I can’t find adequate words or phrases – in this language at least – to describe how dark and devastating that sort of bereavement is.
While recovering in the immediate aftermath, we were constantly encouraged to have ‘hope’. But what is hope? I kept hearing that word so often that it became an abstract, nonsense word. And then it irked me.
Looking back over the past year, there are ways to let the light in when the dark suffocates you. You might find them inside yourself, or externally.
Hope is rooted in optimism – and when that evaporates, as it did, grit. Although I’m a naturally optimistic person, it’s really not as if I thought there was better around the corner; I felt not so much like dying, but not being here to exist either. No before, present or after. All I could feel was a sense of moving through time.
Just know that if there’s an imperative within you to keep moving through a dark time, there’s no obligation to do it quickly and certainly not at a speed convenient to other people.
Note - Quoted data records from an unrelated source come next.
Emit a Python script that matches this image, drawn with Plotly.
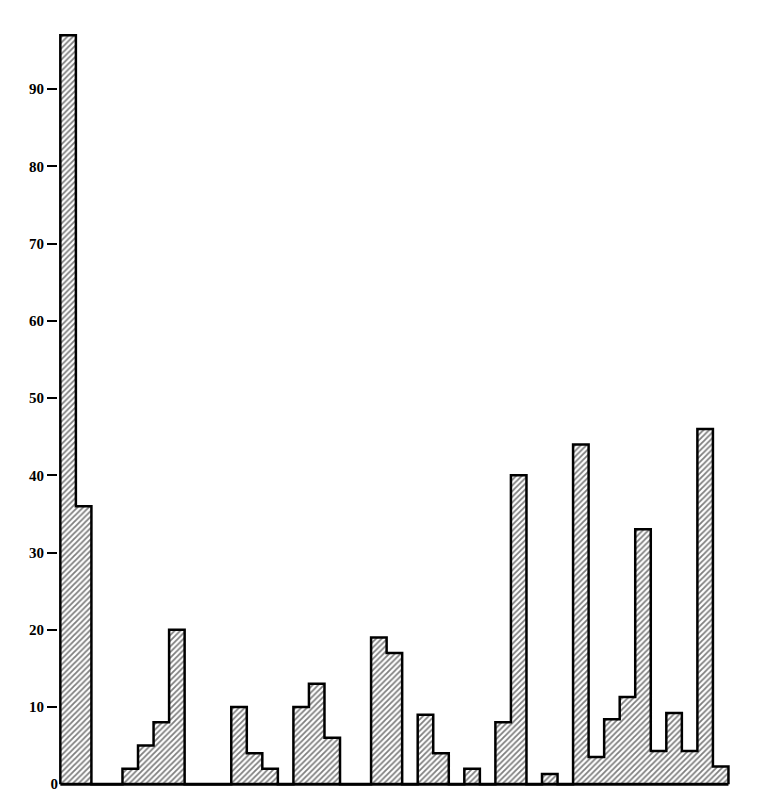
import plotly.graph_objects as go

# Histogram bins (index of each bin, unit width) and their heights
bin_index = list(range(43))
heights = [97, 36, 0, 0, 2, 5, 8, 20, 0, 0,
           0, 10, 4, 2, 0, 10, 13, 6, 0, 0,
           19, 17, 0, 9, 4, 0, 2, 0, 8, 40,
           0, 1.3, 0, 44, 3.5, 8.4, 11.3, 33, 4.3, 9.2,
           4.3, 46, 2.3]
tick_values = [10, 20, 30, 40, 50, 60, 70, 80, 90]
tick_labels = ["10", "20", "30", "40", "50", "60", "70", "80", "90"]
zero_value = [0]
zero_label = ["0"]

# step outline: left edge of each bin, closed down to zero at both ends
edges = bin_index + [bin_index[-1] + 1]
step_x = [edges[0]] + edges
step_y = [0] + heights + [0]

fig = go.Figure()
fig.add_trace(go.Scatter(
    x=step_x, y=step_y, mode="lines", line_shape="hv",
    line=dict(color="black", width=2.5),
    fill="tozeroy", fillcolor="white",
    fillpattern=dict(shape="/", fgcolor="black", bgcolor="white",
                     size=4, solidity=0.45),
    hoverinfo="skip", showlegend=False,
))
# baseline along the bottom of the histogram
fig.add_trace(go.Scatter(
    x=[edges[0], edges[-1]], y=[0, 0], mode="lines",
    line=dict(color="black", width=3), yaxis="y2",
    hoverinfo="skip", showlegend=False,
))

font = dict(family="Liberation Serif, DejaVu Serif, serif", size=15,
            color="black", weight="bold")

fig.update_layout(
    width=752, height=787,
    margin=dict(l=49.7, r=15.8, t=4, b=7),
    paper_bgcolor="white", plot_bgcolor="white",
    xaxis=dict(range=[-0.15, 44], showgrid=False, zeroline=False,
               showline=False, showticklabels=False, ticks="",
               automargin=False),
    yaxis=dict(range=[-0.5, 100], showgrid=False, zeroline=False,
               showline=False, tickvals=tick_values, ticktext=tick_labels,
               ticks="outside", ticklen=10, tickwidth=2, tickcolor="black",
               tickfont=font, automargin=False),
    yaxis2=dict(range=[-0.5, 100], overlaying="y", side="left",
                showgrid=False, zeroline=False, showline=False,
                tickvals=zero_value, ticktext=zero_label, ticks="",
                ticklabelstandoff=-1,
                tickfont=font, automargin=False),
)

fig.write_html("out.html")
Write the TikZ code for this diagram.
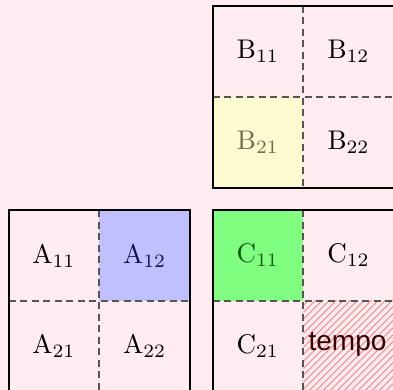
\documentclass[tikz,border=0pt]{standalone}
\usepackage{fontspec}
\newfontfamily\tempofont{Liberation Sans}
\definecolor{bgpink}{RGB}{255,236,240}
\definecolor{fillyellow}{RGB}{255,251,208}
\definecolor{fillblue}{RGB}{192,192,255}
\definecolor{fillgreen}{RGB}{128,255,128}
\definecolor{txtyellow}{RGB}{112,108,82}
\definecolor{txtblue}{RGB}{16,16,92}
\definecolor{txtgreen}{RGB}{12,92,12}
\definecolor{txtred}{RGB}{58,0,0}
\definecolor{dashgray}{RGB}{85,85,85}
\newcommand{\cellmath}[1]{\scalebox{2.7}{$\mathrm{#1}$}}
\tikzset{
  celltext/.style={inner sep=0pt, font=\fontsize{10}{12}\selectfont},
  tempotext/.style={inner sep=0pt, font=\tempofont\fontsize{28}{32}\selectfont, text=txtred},
  border/.style={draw=black, line width=2pt},
  divider/.style={draw=dashgray, line width=1.7pt, dash pattern=on 7pt off 4.5pt},
  hatch/.style={draw=red!50, line width=1pt}
}
\begin{document}
\begin{tikzpicture}[x=1pt,y=-1pt]
\useasboundingbox[fill=bgpink] (0,0) rectangle (393,390);
\begin{scope}
\clip (0,0) rectangle (393,390);
% fills
\fill[fillyellow] (212.5,96.75) rectangle (303.25,187.5);
\fill[fillblue] (99.25,210) rectangle (190,300.75);
\fill[fillgreen] (212.5,210) rectangle (303.25,300.75);
% hatch
\begin{scope}
\clip (303.25,300.75) rectangle (394,391.5);
\foreach \i in {-100,-93,...,100}
  \draw[hatch] (348.6+\i-100,346.1+100) -- (348.6+\i+100,346.1-100);
\end{scope}
% nodes
\node[celltext] (b11) at (257.9,51.4) {\cellmath{B_{11}}};
\node[celltext] (b12) at (348.6,51.4) {\cellmath{B_{12}}};
\node[celltext, text=txtyellow] (b21) at (257.9,142.1) {\cellmath{B_{21}}};
\node[celltext] (b22) at (348.6,142.1) {\cellmath{B_{22}}};
\node[celltext] (a11) at (53.9,255.4) {\cellmath{A_{11}}};
\node[celltext, text=txtblue] (a12) at (144.6,255.4) {\cellmath{A_{12}}};
\node[celltext] (a21) at (53.9,346.1) {\cellmath{A_{21}}};
\node[celltext] (a22) at (144.6,346.1) {\cellmath{A_{22}}};
\node[celltext, text=txtgreen] (c11) at (257.9,255.4) {\cellmath{C_{11}}};
\node[celltext] (c12) at (348.6,255.4) {\cellmath{C_{12}}};
\node[celltext] (c21) at (257.9,346.1) {\cellmath{C_{21}}};
\node[tempotext] (c22) at (347.5,344) {tempo};
% dividers
\draw[divider] (303.25,6) -- (303.25,187.5);
\draw[divider] (212.5,96.75) -- (394,96.75);
\draw[divider] (99.25,210) -- (99.25,391.5);
\draw[divider] (8.5,300.75) -- (190,300.75);
\draw[divider] (303.25,210) -- (303.25,391.5);
\draw[divider] (212.5,300.75) -- (394,300.75);
% borders
\draw[border] (212.5,6) rectangle (394,187.5);
\draw[border] (8.5,210) rectangle (190,391.5);
\draw[border] (212.5,210) rectangle (394,391.5);
\end{scope}
\end{tikzpicture}
\end{document}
Hope is hidden in self-soothing when the pain becomes too much. It was there after an intense rainstorm… a rainbow, or twin rainbows, reflections of each other, would appear and loom large in the sky. In those moments, I smile. Rainbows can only happen after movement through a turbulent time. That’s why they’re a symbol of 2020 – and also a symbol of new life after loss.
My start to motherhood was the worst it possibly could be, and even now I fend off clumsy attempts to ease my pain or get me to look past it. You see your pain the way you want and need to, and handle it on your terms. Never compromise on that.
My son, born almost a year to the day his siblings were, looks a lot like them, which delights me and breaks my heart in equal measure. I write this after another night of disrupted sleep, which is absolutely normal for me – but so is seeing my baby smile when he wakes up and I say, ‘Good morning!’
Some days, I can float along on a feeling of optimism, and I can project that onto my child. I was fortunate enough to be able to bring another new life into this world, which is certainly a bleak place in 2020. And other days, when I’m moving through the weight of sadness and it feels like all hope is lost, an imperative remains. You don’t have to ‘move on’, but sometimes moving is all you can do, whether it’s forwards, sideways, diagonally. Sometimes it might even be a bit backwards.
Tune into that imperative, and pay attention to it. Grab on to it with all your might.